┌────────

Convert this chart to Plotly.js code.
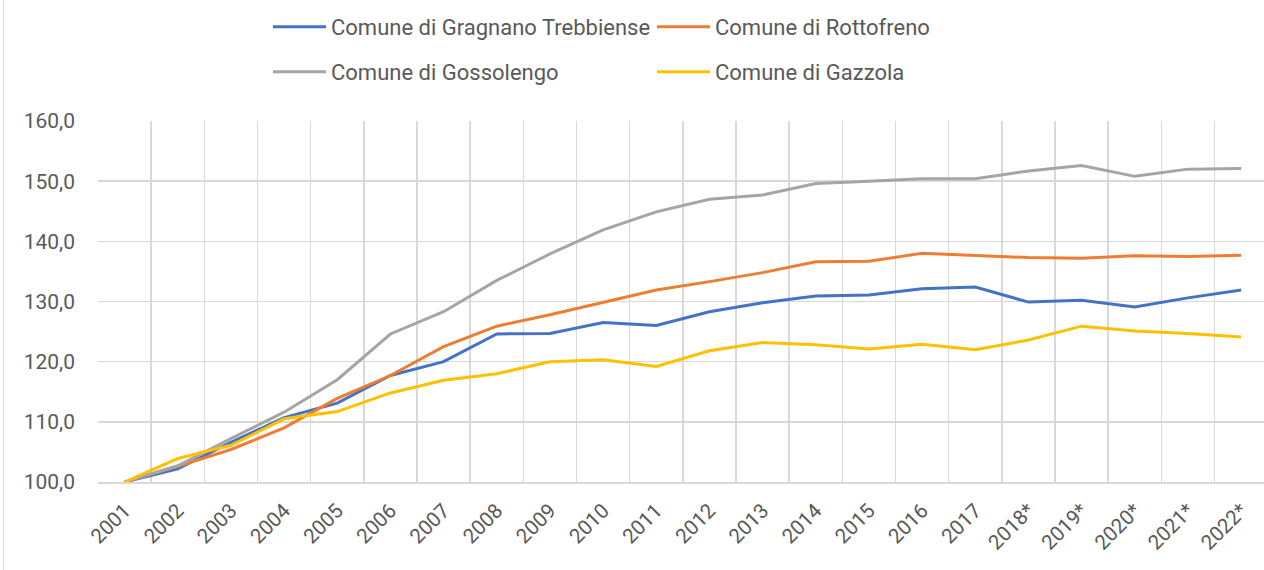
<!DOCTYPE html>
<html>
<head>
<meta charset="utf-8">
<script src="https://cdn.plot.ly/plotly-3.0.1.min.js"></script>
<style>
  html, body { margin: 0; padding: 0; background: #fff; }
  #chart { width: 1264px; height: 570px; }
  #frame { position: absolute; left: 3px; top: 0; width: 1px; height: 570px; background: #d9d9d9; }
</style>
</head>
<body>
<div id="chart"></div>
<div id="frame"></div>
<script>
const years = ["2001","2002","2003","2004","2005","2006","2007","2008","2009","2010","2011",
               "2012","2013","2014","2015","2016","2017","2018*","2019*","2020*","2021*","2022*"];

const gragnano   = [100.0,102.2,106.6,110.7,113.1,117.7,120.0,124.6,124.7,126.5,126.0,128.3,129.8,130.9,131.1,132.1,132.4,129.9,130.2,129.1,130.6,131.9];
const rottofreno = [100.0,102.6,105.4,109.0,113.9,117.7,122.5,125.9,127.8,129.8,131.9,133.3,134.8,136.6,136.7,138.0,137.7,137.3,137.2,137.6,137.5,137.7];
const gossolengo = [100.0,102.7,107.2,111.6,117.0,124.6,128.3,133.5,137.9,141.9,144.9,147.0,147.7,149.6,150.0,150.4,150.4,151.7,152.6,150.8,152.0,152.1];
const gazzola    = [100.0,103.9,106.1,110.5,111.7,114.8,116.9,118.0,120.0,120.3,119.2,121.8,123.2,122.8,122.1,122.9,122.0,123.6,125.9,125.1,124.7,124.1];

const names = ["Comune di Gragnano Trebbiense","Comune di Rottofreno","Comune di Gossolengo","Comune di Gazzola"];
const colors = ["#4472C4","#ED7D31","#A5A5A5","#FFC000"];
const series = [gragnano, rottofreno, gossolengo, gazzola];
const legendFor = ["legend","legend","legend2","legend2"];

const FONT = "Roboto, 'Open Sans', sans-serif";

const traces = series.map((ys, i) => ({
  type: "scatter",
  mode: "lines",
  x: years,
  y: ys,
  name: names[i],
  line: { color: colors[i], width: 3 },
  legend: legendFor[i],
  hoverinfo: "x+y+name"
}));

const legendCommon = {
  orientation: "h",
  xref: "container", yref: "container",
  x: 268/1264, xanchor: "left",
  yanchor: "middle",
  font: { family: FONT, size: 22, color: "#595959" },
  itemwidth: 53,
  entrywidth: 316,
  entrywidthmode: "pixels",
  tracegroupgap: 0,
  bgcolor: "rgba(0,0,0,0)"
};

const layout = {
  width: 1264, height: 570,
  margin: { l: 98, r: 0, t: 121, b: 88, pad: 0 },
  paper_bgcolor: "#ffffff",
  plot_bgcolor: "#ffffff",
  separators: ",.",
  font: { family: FONT, size: 21, color: "#595959" },
  showlegend: true,
  legend: Object.assign({}, legendCommon, { y: 1 - 27/570 }),
  legend2: Object.assign({}, legendCommon, { y: 1 - 72/570 }),
  xaxis: {
    type: "category",
    range: [-0.5, 21.43],
    tickson: "boundaries",
    showgrid: true,
    gridcolor: "#d9d9d9",
    gridwidth: 1.5,
    showline: true,
    linecolor: "#d9d9d9",
    linewidth: 1.5,
    ticks: "",
    tickangle: -45,
    ticklabelstandoff: 7,
    tickfont: { family: FONT, size: 20.5, color: "#595959" },
    zeroline: false,
    fixedrange: true
  },
  yaxis: {
    range: [100, 160],
    tickvals: [100,110,120,130,140,150,160],
    tickformat: ".1f",
    showgrid: true,
    gridcolor: "#d9d9d9",
    gridwidth: 1.5,
    zeroline: false,
    showline: false,
    ticks: "",
    ticklabelstandoff: 22,
    tickfont: { family: FONT, size: 21, color: "#595959" },
    fixedrange: true
  }
};

Plotly.newPlot("chart", traces, layout, { displayModeBar: false, staticPlot: true });
</script>
</body>
</html>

└────────

● **Goal**: Make a tally of the lines in this data that include the string "chart", and answer with that tally alone.

● **Output**: 4